What a hard situation. I'm so sorry you have to go through that. Being the other woman is never easy. Hell, being the wife of the spouse isn't easy either! When it comes to matters of the heart its always difficult.

Girlfriend.... do you understand the rules. You know that feeling you are experiencing right now, just suppose he did not have anyone and you guys contiunue the relationship. You are on cloud nine right now, and your boyfriend was seeing someone else. You would be hurt.... you'd hope he do the same thing and come home to you and explain the affair. As much as you want to be with him, you will have to forget him. One day you will be someone's wife and you will not want to experience the hurt of your husband's ongoing relationship...... You will find someone that will make you feel way better and he will be single and available....trust me.....

Wow! That had to be so hard for you just coming off a beautiful time together. Sorry to hear that. The hardest part I think is that you can't communicate with him and just hear his voice. When it ends so abruptly it sends you into a downward spin. Take care! Those of us that have been in a relationship like yours understand your pain. Hang in there girl.

This is so painful for you , I;m so sorry. - You were not the cause - but you are feeling the effects , and my heart aches for you. He will most likely communicate with you because you are his friend foremost. Be that friend while he pieces things together. Why men need so much freakin space we'll never know . Tread carefully and lightly. Hugs ............

Thank you!

My dear, its is not your place to call him or text him. He doesnt belong to you. You are worthy to have your own man.

Sadly you are right.

I know this pain you are feeling, and I'm sure you have been there before too. Please try hard not to make any contact, when he is ready he will come to you. As you say he doesn't want a divorce and you don't want that either so if you do do something now it could make a whole lot of trouble and in the end you could be without him for good. You are about to travel a very rocky road I hope you come out unscathed at the end of it. Good luck XXXX

Thank you!

My heart goes out to you, I know your pain ....

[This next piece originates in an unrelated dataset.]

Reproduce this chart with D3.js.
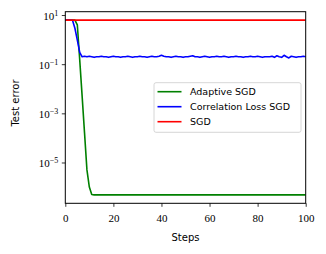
<!DOCTYPE html>
<html>
<head>
<meta charset="utf-8">
<script src="https://cdn.jsdelivr.net/npm/d3@7"></script>
<style>
  body { margin: 0; background: #fff; }
  svg text { fill: #000; }
</style>
</head>
<body>
<div id="chart"></div>
<script>
// values, one per step (0..100)
const sgd = [
  6.2,6.2,6.2,6.2,6.2,6.2,6.2,6.2,6.2,6.2,
  6.2,6.2,6.2,6.2,6.2,6.2,6.2,6.2,6.2,6.2,
  6.2,6.2,6.2,6.2,6.2,6.2,6.2,6.2,6.2,6.2,
  6.2,6.2,6.2,6.2,6.2,6.2,6.2,6.2,6.2,6.2,
  6.2,6.2,6.2,6.2,6.2,6.2,6.2,6.2,6.2,6.2,
  6.2,6.2,6.2,6.2,6.2,6.2,6.2,6.2,6.2,6.2,
  6.2,6.2,6.2,6.2,6.2,6.2,6.2,6.2,6.2,6.2,
  6.2,6.2,6.2,6.2,6.2,6.2,6.2,6.2,6.2,6.2,
  6.2,6.2,6.2,6.2,6.2,6.2,6.2,6.2,6.2,6.2,
  6.2,6.2,6.2,6.2,6.2,6.2,6.2,6.2,6.2,6.2,
  6.2
]
const corrLoss = [
  6.2,6.2,6.2,6.1,2.9,0.95,0.3,0.2,0.21,0.2,
  0.21,0.2,0.19,0.2,0.2,0.21,0.2,0.2,0.19,0.2,
  0.21,0.2,0.2,0.19,0.2,0.2,0.21,0.2,0.19,0.2,
  0.2,0.21,0.2,0.2,0.19,0.2,0.21,0.2,0.2,0.21,
  0.23,0.21,0.2,0.2,0.19,0.2,0.21,0.2,0.2,0.19,
  0.2,0.2,0.21,0.22,0.2,0.2,0.19,0.2,0.21,0.2,
  0.19,0.2,0.2,0.21,0.2,0.2,0.21,0.2,0.19,0.2,
  0.2,0.21,0.2,0.2,0.19,0.2,0.2,0.21,0.2,0.2,
  0.21,0.2,0.19,0.2,0.2,0.2,0.21,0.19,0.22,0.2,
  0.19,0.23,0.2,0.18,0.21,0.2,0.19,0.2,0.2,0.21,
  0.2
]
const adaptive = [
  6.2,6.2,6.2,6.2,6.2,4.0,0.15,5e-3,1.6e-4,5e-6,
  1e-6,5e-7,4.8e-7,4.8e-7,4.8e-7,4.8e-7,4.8e-7,4.8e-7,4.8e-7,4.8e-7,
  4.8e-7,4.8e-7,4.8e-7,4.8e-7,4.8e-7,4.8e-7,4.8e-7,4.8e-7,4.8e-7,4.8e-7,
  4.8e-7,4.8e-7,4.8e-7,4.8e-7,4.8e-7,4.8e-7,4.8e-7,4.8e-7,4.8e-7,4.8e-7,
  4.8e-7,4.8e-7,4.8e-7,4.8e-7,4.8e-7,4.8e-7,4.8e-7,4.8e-7,4.8e-7,4.8e-7,
  4.8e-7,4.8e-7,4.8e-7,4.8e-7,4.8e-7,4.8e-7,4.8e-7,4.8e-7,4.8e-7,4.8e-7,
  4.8e-7,4.8e-7,4.8e-7,4.8e-7,4.8e-7,4.8e-7,4.8e-7,4.8e-7,4.8e-7,4.8e-7,
  4.8e-7,4.8e-7,4.8e-7,4.8e-7,4.8e-7,4.8e-7,4.8e-7,4.8e-7,4.8e-7,4.8e-7,
  4.8e-7,4.8e-7,4.8e-7,4.8e-7,4.8e-7,4.8e-7,4.8e-7,4.8e-7,4.8e-7,4.8e-7,
  4.8e-7,4.8e-7,4.8e-7,4.8e-7,4.8e-7,4.8e-7,4.8e-7,4.8e-7,4.8e-7,4.8e-7,
  4.8e-7
]
const seriesNames = ['Adaptive SGD', 'Correlation Loss SGD', 'SGD']
const seriesColors = ['#008000', '#0000ff', '#ff0000']
const xTicks = [0, 20, 40, 60, 80, 100]
const yTickExps = [1, -1, -3, -5]

const width = 326, height = 254
const margin = {left: 65.3, right: 20.3, top: 11.7, bottom: 50.7}

const svg = d3.select('#chart').append('svg')
    .attr('width', width)
    .attr('height', height)

const x = d3.scaleLinear().domain([0, 100])
    .range([margin.left, width - margin.right])
const y = d3.scaleLog().domain([Math.pow(10, -6.66), Math.pow(10, 1.135)])
    .range([height - margin.bottom, margin.top])

svg.append('clipPath').attr('id', 'plotclip')
    .append('rect')
    .attr('x', margin.left).attr('y', margin.top)
    .attr('width', x(100) - x(0))
    .attr('height', y.range()[0] - y.range()[1])

const line = d3.line()
    .x((d, i) => x(i))
    .y(d => y(d))

// draw order: adaptive, then corr loss, then sgd on top
const allSeries = [adaptive, corrLoss, sgd]
allSeries.forEach((s, k) => {
    svg.append('path')
        .datum(s)
        .attr('clip-path', 'url(#plotclip)')
        .attr('fill', 'none')
        .attr('stroke', seriesColors[k])
        .attr('stroke-width', 1.6)
        .attr('stroke-linejoin', 'round')
        .attr('d', line)
})

// frame
svg.append('rect')
    .attr('x', margin.left).attr('y', margin.top)
    .attr('width', x(100) - x(0))
    .attr('height', y.range()[0] - y.range()[1])
    .attr('fill', 'none')
    .attr('stroke', '#000')
    .attr('stroke-width', 1)

// x axis
const xAxis = d3.axisBottom(x).tickValues(xTicks).tickSize(3.5).tickPadding(7)
const gx = svg.append('g')
    .attr('transform', `translate(0,${y.range()[0]})`)
    .call(xAxis)
gx.select('.domain').remove()
gx.selectAll('line').attr('stroke', '#000').attr('stroke-width', 0.8)
gx.selectAll('text')
    .attr('font-family', '"Liberation Serif", "DejaVu Serif", serif')
    .attr('font-size', 11)
    .attr('fill', '#000')

// y axis (log, powers of ten)
const yAxis = d3.axisLeft(y)
    .tickValues(yTickExps.map(e => Math.pow(10, e)))
    .tickSize(3.5).tickPadding(3.5)
    .tickFormat('')
const gy = svg.append('g')
    .attr('transform', `translate(${margin.left},0)`)
    .call(yAxis)
gy.select('.domain').remove()
gy.selectAll('line').attr('stroke', '#000').attr('stroke-width', 0.8)
gy.selectAll('.tick').each(function(d, i) {
    const t = d3.select(this).select('text')
        .attr('font-family', '"Liberation Serif", "DejaVu Serif", serif')
        .attr('font-size', 11)
        .attr('fill', '#000')
        .attr('dy', '0.4em')
    t.text('')
    t.append('tspan').text('10')
    t.append('tspan')
        .attr('font-size', 8)
        .attr('dy', '-0.55em')
        .text(yTickExps[i] < 0 ? '\u2212' + Math.abs(yTickExps[i]) : yTickExps[i])
})

// axis labels
svg.append('text')
    .attr('x', (x(0) + x(100)) / 2)
    .attr('y', 241)
    .attr('text-anchor', 'middle')
    .attr('font-family', '"DejaVu Sans", sans-serif')
    .attr('font-size', 10)
    .text('Steps')

svg.append('text')
    .attr('transform', 'translate(18.5,103) rotate(-90)')
    .attr('text-anchor', 'middle')
    .attr('font-family', '"DejaVu Sans", sans-serif')
    .attr('font-size', 10)
    .text('Test error')

// legend
const legend = svg.append('g').attr('transform', 'translate(154,82.7)')
legend.append('rect')
    .attr('width', 147).attr('height', 49.6)
    .attr('rx', 2)
    .attr('fill', '#fff').attr('fill-opacity', 0.8)
    .attr('stroke', '#cccccc').attr('stroke-width', 0.8)
seriesNames.forEach((name, i) => {
    const row = legend.append('g').attr('transform', `translate(0,${9 + i * 15})`)
    row.append('line')
        .attr('x1', 3.5).attr('x2', 27.5)
        .attr('stroke', seriesColors[i]).attr('stroke-width', 1.6)
    row.append('text')
        .attr('x', 36).attr('dy', '0.35em')
        .attr('font-family', '"DejaVu Sans", sans-serif')
        .attr('font-size', 9.5)
        .text(name)
})
</script>
</body>
</html>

Well, obviously he's been chatting up other women, in addition to you. Seems this guy has issues. I get that it never makes any sense why we would want this type of guy. You already know that you're better off without him and the whole spiel. I hope you manage through without your self-esteem taking too much of a beating. Good luck!

I want to email/text/call but i dont feel it is my place....

I know you probably want to, but it's probably best if you don't. His wife is probably already watching him now, and if she sees any messages she will confront him. Also, if she confronts him then that will probably anger him and lead him to feel resentful towards you. Just let it be.

Best of luck.

Hang in there...I've been in your shoes, you will hear from him when he is ready.It just might take a while.

Thank you!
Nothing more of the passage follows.